OPTIMAL INVESTMENT AND CONSUMPTION STRATEGIES WITH DEBT RATIO IN A STOCHASTIC VOLATILITY MARKET
DOI:
https://doi.org/10.60787/tnamp.v23.628Keywords:
Optimal investment, Optical consumption, Debt ratio, Stochastic volatility, Housing asset, Hamilton-Jacobi-Bellman equationAbstract
This paper investigates an optimal investment-consumption problem with endogenous leverage in a continuous-time market characterized by stochastic volatility and housing risk. We develop a unified framework in which an investor allocates wealth among a risk-free asset, a risky financial asset with Heston-type stochastic volatility, and a non-financial housing asset financed partly through debt. The investor simultaneously chooses the portfolio allocation, consumption rate, and debt ratio to maximize expected discounted utility under constant relative risk aversion preferences.
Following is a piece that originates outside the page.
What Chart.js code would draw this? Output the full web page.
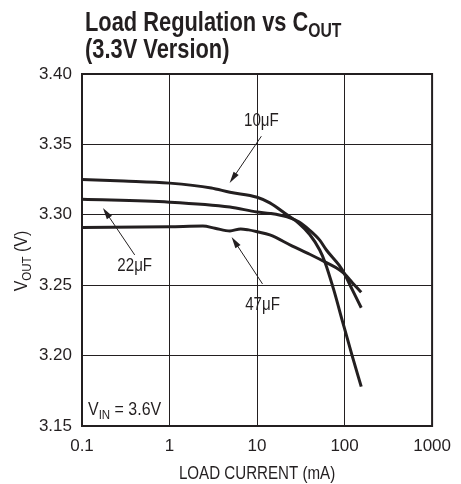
<!DOCTYPE html>
<html>
<head>
<meta charset="utf-8">
<script src="https://cdn.jsdelivr.net/npm/chart.js@4"></script>
<style>
  html, body { margin: 0; padding: 0; background: #fff; }
</style>
</head>
<body>
<canvas id="chart" width="461" height="484"></canvas>
<script>
// Load regulation vs COUT (3.3V version)

const xTicks = [0.1, 1, 10, 100, 1000];
const yTicks = [3.15, 3.20, 3.25, 3.30, 3.35, 3.40];

// 10uF
const current10 = [0.1, 0.3, 1, 3, 4.9, 10, 14, 22, 30, 40, 52, 60, 75, 95, 122, 155];
const vout10 = [3.325, 3.324, 3.3225, 3.319, 3.316, 3.3125, 3.3085, 3.300, 3.294, 3.286, 3.275, 3.266, 3.247, 3.224, 3.200, 3.178];

// 22uF
const current22 = [0.1, 1, 4.9, 10, 14, 22, 30, 40, 52, 62, 87, 100, 122, 155];
const vout22 = [3.311, 3.309, 3.3055, 3.302, 3.301, 3.2985, 3.295, 3.289, 3.282, 3.275, 3.264, 3.258, 3.247, 3.234];

// 47uF
const current47 = [0.1, 1, 2.4, 3.3, 4.9, 6.5, 8, 10, 14, 25, 40, 62, 87, 100, 122, 155];
const vout47 = [3.291, 3.2915, 3.292, 3.2905, 3.2885, 3.290, 3.2893, 3.288, 3.2857, 3.278, 3.272, 3.266, 3.261, 3.258, 3.252, 3.245];

// callouts: label position, arrow start, arrow tip (data coords)
const callouts = [
    { text: '10\u03bcF', label: [11.2, 3.3673], from: [11.2, 3.3558], to: [4.86, 3.3226] },
    { text: '22\u03bcF', label: [0.40, 3.2644], from: [0.40, 3.2715], to: [0.1735, 3.3049] },
    { text: '47\u03bcF', label: [11.55, 3.2367], from: [11.55, 3.2509], to: [5.12, 3.2843] }
];

const FONT = '"Liberation Sans", Arial, sans-serif';
const INK = '#231f20';
const NARROW = 0.84;   // fake a condensed face

function toPoints(xs, ys) {
    return xs.map((x, i) => ({ x: x, y: ys[i] }));
}

function curve(xs, ys) {
    return {
        data: toPoints(xs, ys),
        borderColor: INK,
        borderWidth: 3,
        pointRadius: 0,
        fill: false,
        cubicInterpolationMode: 'monotone'
    };
}

function setFont(ctx, p, size) {
    const s = p.sub ? size * 0.72 : size;
    ctx.font = (p.bold ? 'bold ' : '') + s + 'px ' + FONT;
}

function partsWidth(ctx, parts, size) {
    let w = 0;
    parts.forEach(p => {
        setFont(ctx, p, size);
        w += ctx.measureText(p.t).width;
    });
    return w;
}

// text run with subscripts, squeezed horizontally; align: 0 left, 0.5 center
function narrowText(ctx, parts, x, y, size, align, sx) {
    const w = partsWidth(ctx, parts, size);
    ctx.save();
    ctx.translate(x, y);
    ctx.scale(sx, 1);
    ctx.textAlign = 'left';
    let cx = -w * align;
    parts.forEach(p => {
        setFont(ctx, p, size);
        ctx.fillText(p.t, cx, p.sub ? size * 0.2 : 0);
        cx += ctx.measureText(p.t).width;
    });
    ctx.restore();
}

const decorations = {
    id: 'decorations',
    afterDraw(chart) {
        const ctx = chart.ctx;
        const xs = chart.scales.x;
        const ys = chart.scales.y;
        const area = chart.chartArea;

        ctx.save();
        ctx.fillStyle = INK;
        ctx.strokeStyle = INK;
        ctx.textBaseline = 'alphabetic';

        // title
        narrowText(ctx, [{ t: 'Load Regulation vs C', bold: true }, { t: 'OUT', bold: true, sub: true }], 85, 31, 28, 0, 0.78);
        narrowText(ctx, [{ t: '(3.3V Version)', bold: true }], 85, 58, 28, 0, 0.78);

        // frame
        ctx.lineWidth = 2;
        ctx.strokeRect(area.left, area.top, area.right - area.left, area.bottom - area.top);

        // VIN label on white box
        ctx.fillStyle = '#fff';
        ctx.fillRect(area.left + 2, area.bottom - 31, xs.getPixelForValue(1) - area.left - 3, 29);
        ctx.fillStyle = INK;
        narrowText(ctx, [{ t: 'V' }, { t: 'IN', sub: true }, { t: ' = 3.6V' }], area.left + 6, area.bottom - 11, 19, 0, NARROW);

        // callouts
        ctx.lineWidth = 1;
        callouts.forEach(c => {
            const lx = xs.getPixelForValue(c.label[0]);
            const ly = ys.getPixelForValue(c.label[1]);
            narrowText(ctx, [{ t: c.text }], lx, ly + 6, 18, 0.5, NARROW);

            const x0 = xs.getPixelForValue(c.from[0]);
            const y0 = ys.getPixelForValue(c.from[1]);
            const x1 = xs.getPixelForValue(c.to[0]);
            const y1 = ys.getPixelForValue(c.to[1]);
            const ang = Math.atan2(y1 - y0, x1 - x0);
            const head = 12;
            ctx.beginPath();
            ctx.moveTo(x0, y0);
            ctx.lineTo(x1 - Math.cos(ang) * head * 0.8, y1 - Math.sin(ang) * head * 0.8);
            ctx.stroke();
            ctx.beginPath();
            ctx.moveTo(x1, y1);
            ctx.lineTo(x1 - head * Math.cos(ang - 0.26), y1 - head * Math.sin(ang - 0.26));
            ctx.lineTo(x1 - head * Math.cos(ang + 0.26), y1 - head * Math.sin(ang + 0.26));
            ctx.closePath();
            ctx.fill();
        });

        // x axis title
        narrowText(ctx, [{ t: 'LOAD CURRENT (mA)' }], (area.left + area.right) / 2, 479, 18, 0.5, NARROW);

        // y axis title, rotated
        ctx.translate(27, 261);
        ctx.rotate(-Math.PI / 2);
        narrowText(ctx, [{ t: 'V' }, { t: 'OUT', sub: true }, { t: ' (V)' }], 0, 0, 19, 0.5, NARROW);

        ctx.restore();
    }
};

new Chart(document.getElementById('chart'), {
    type: 'line',
    data: {
        datasets: [
            curve(current10, vout10),
            curve(current22, vout22),
            curve(current47, vout47)
        ]
    },
    options: {
        responsive: false,
        animation: false,
        layout: { padding: { top: 74, right: 28, left: 0, bottom: 0 } },
        plugins: {
            legend: { display: false },
            tooltip: { enabled: false }
        },
        scales: {
            x: {
                type: 'logarithmic',
                min: 0.1,
                max: 1000,
                afterBuildTicks: (scale) => { scale.ticks = xTicks.map(v => ({ value: v })); },
                afterFit: (scale) => { scale.height = 58; },
                grid: { color: INK, lineWidth: 1, drawTicks: false },
                border: { color: INK, width: 2 },
                ticks: {
                    color: INK,
                    padding: 10,
                    maxRotation: 0,
                    font: { family: FONT, size: 17 },
                    callback: (v) => String(v)
                }
            },
            y: {
                type: 'linear',
                min: 3.15,
                max: 3.40,
                afterBuildTicks: (scale) => { scale.ticks = yTicks.map(v => ({ value: v })); },
                afterFit: (scale) => { scale.width = 82; },
                grid: { color: INK, lineWidth: 1, drawTicks: false },
                border: { color: INK, width: 2 },
                ticks: {
                    color: INK,
                    padding: 10,
                    font: { family: FONT, size: 17 },
                    callback: (v) => v.toFixed(2)
                }
            }
        }
    },
    plugins: [decorations]
});
</script>
</body>
</html>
Using stochastic dynamic programming, we derive the associated Hamilton-Jacobi-Bellman equation and obtain explicit closed-form solutions for the optimal portfolio policy, optimal debt ratio, and optimal consumption rule. The analytical results reveal that stochastic volatility affects investment decisions not only directly through the financial asset but also indirectly through leverage and housing exposure. Numerical illustrations demonstrate the sensitivity of the optimal policies to changes in volatility persistence, correlation structures, borrowing costs, and risk preferences.